▶ _TASK INPUT_
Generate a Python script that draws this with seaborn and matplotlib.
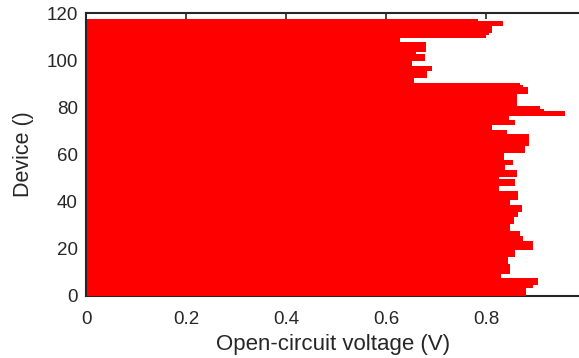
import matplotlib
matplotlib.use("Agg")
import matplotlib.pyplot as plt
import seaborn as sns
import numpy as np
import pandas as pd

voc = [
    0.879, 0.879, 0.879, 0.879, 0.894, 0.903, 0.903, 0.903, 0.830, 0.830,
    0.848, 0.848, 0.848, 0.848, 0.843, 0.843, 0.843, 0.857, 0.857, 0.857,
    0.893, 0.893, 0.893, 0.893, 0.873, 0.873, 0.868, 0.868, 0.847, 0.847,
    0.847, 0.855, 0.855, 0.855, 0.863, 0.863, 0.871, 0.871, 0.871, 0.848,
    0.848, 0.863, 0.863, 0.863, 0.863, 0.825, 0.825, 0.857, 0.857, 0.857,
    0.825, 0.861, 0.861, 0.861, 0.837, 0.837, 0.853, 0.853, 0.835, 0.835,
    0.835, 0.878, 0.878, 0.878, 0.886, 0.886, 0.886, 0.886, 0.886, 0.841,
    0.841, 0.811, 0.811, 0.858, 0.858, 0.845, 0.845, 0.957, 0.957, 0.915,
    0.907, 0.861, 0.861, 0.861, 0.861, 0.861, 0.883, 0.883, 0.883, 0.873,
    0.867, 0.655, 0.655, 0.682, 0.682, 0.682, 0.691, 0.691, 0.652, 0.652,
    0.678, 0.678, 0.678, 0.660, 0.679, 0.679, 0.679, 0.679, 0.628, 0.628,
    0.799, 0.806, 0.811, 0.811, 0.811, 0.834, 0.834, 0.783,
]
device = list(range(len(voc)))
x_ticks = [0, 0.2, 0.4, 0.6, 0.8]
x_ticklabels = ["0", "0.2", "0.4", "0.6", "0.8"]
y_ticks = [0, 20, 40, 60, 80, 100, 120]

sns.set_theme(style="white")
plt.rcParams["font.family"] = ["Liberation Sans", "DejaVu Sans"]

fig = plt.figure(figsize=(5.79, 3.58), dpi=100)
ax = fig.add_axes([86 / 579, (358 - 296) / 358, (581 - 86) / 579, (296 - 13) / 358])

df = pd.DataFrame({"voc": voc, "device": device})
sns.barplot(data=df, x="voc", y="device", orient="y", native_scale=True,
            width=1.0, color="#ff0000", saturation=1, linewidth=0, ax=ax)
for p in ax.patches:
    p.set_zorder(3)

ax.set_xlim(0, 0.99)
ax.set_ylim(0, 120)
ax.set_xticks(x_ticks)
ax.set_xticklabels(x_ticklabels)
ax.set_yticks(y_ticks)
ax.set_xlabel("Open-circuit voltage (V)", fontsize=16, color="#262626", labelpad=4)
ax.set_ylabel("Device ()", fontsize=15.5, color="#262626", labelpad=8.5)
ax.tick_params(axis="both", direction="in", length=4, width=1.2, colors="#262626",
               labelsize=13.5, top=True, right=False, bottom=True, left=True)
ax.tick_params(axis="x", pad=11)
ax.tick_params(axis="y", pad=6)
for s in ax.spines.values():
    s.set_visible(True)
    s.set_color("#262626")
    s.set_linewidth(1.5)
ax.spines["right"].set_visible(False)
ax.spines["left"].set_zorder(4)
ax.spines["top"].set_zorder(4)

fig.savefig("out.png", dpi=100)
==
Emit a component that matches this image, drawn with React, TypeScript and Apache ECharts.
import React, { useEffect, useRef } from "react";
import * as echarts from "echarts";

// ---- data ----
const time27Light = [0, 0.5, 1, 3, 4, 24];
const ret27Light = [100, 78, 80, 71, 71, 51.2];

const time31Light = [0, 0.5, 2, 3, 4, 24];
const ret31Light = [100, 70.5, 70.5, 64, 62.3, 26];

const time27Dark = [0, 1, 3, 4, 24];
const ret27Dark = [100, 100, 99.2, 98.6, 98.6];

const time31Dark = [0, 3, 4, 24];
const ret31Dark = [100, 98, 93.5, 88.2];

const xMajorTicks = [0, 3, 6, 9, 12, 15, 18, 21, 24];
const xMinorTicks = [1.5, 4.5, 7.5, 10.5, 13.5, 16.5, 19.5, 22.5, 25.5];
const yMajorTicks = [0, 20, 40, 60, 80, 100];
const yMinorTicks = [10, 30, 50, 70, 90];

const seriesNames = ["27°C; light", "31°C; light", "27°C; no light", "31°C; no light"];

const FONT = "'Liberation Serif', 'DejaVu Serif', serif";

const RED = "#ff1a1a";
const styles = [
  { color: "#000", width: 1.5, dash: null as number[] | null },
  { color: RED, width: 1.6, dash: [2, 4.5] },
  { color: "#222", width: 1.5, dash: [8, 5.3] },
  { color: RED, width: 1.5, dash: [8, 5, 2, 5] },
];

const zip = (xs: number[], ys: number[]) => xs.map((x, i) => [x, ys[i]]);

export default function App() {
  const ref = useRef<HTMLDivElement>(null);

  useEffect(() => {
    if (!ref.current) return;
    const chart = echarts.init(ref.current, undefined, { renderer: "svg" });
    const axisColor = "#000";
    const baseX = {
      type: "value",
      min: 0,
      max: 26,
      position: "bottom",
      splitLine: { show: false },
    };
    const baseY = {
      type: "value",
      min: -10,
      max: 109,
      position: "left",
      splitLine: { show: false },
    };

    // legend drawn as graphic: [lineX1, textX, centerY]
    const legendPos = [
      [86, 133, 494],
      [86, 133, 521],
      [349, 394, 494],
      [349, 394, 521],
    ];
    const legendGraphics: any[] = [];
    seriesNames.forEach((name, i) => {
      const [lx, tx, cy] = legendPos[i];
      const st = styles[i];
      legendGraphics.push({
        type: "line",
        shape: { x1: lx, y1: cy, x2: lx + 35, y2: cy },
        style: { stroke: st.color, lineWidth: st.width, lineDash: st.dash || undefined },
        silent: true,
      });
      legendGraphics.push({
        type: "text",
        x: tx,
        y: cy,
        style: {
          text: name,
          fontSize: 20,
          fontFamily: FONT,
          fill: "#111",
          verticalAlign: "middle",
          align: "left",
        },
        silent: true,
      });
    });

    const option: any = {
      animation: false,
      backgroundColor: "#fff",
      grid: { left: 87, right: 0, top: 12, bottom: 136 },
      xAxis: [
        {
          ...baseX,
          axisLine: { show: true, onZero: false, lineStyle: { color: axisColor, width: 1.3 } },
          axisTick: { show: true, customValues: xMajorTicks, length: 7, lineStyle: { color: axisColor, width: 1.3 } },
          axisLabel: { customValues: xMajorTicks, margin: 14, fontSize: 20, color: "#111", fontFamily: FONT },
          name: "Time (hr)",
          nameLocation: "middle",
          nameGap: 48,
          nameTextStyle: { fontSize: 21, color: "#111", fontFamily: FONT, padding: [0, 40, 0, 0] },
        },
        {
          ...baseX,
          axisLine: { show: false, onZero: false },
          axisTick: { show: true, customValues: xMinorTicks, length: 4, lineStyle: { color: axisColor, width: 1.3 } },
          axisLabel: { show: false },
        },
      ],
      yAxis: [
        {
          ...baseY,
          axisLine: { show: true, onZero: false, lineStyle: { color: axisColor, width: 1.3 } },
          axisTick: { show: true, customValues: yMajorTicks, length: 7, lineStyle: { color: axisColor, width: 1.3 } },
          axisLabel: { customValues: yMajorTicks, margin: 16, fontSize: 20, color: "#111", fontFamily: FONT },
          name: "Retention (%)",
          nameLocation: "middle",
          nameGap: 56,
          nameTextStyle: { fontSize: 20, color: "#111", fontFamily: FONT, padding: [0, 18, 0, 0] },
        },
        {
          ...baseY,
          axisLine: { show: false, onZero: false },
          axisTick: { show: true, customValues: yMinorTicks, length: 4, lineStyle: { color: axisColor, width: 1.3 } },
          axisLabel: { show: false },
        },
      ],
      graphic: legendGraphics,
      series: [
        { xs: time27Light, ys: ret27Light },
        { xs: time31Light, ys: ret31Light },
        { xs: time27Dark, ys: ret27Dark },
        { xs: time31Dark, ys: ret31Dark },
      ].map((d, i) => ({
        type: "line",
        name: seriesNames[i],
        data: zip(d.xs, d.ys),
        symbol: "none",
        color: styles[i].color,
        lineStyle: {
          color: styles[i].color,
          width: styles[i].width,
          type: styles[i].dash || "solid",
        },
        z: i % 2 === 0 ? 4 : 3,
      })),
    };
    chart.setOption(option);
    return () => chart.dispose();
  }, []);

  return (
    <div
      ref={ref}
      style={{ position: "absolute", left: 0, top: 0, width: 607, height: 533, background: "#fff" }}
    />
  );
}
==
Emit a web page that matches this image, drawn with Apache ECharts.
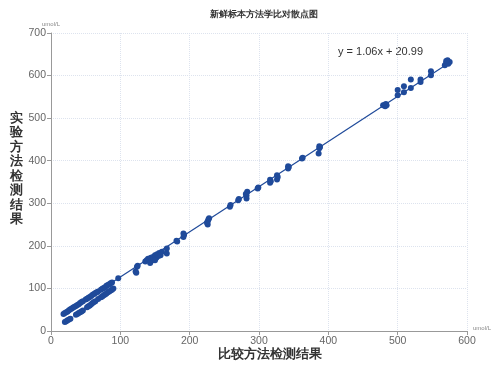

▶ _WORK INSTRUCTIONS_
Read the data above. Pull out each line in which the string "matplotlib" appears.

▶ _RESULT FOR THIS EXERCISE_
Generate a Python script that draws this with seaborn and matplotlib.
import matplotlib
matplotlib.use("Agg")
import matplotlib.pyplot as plt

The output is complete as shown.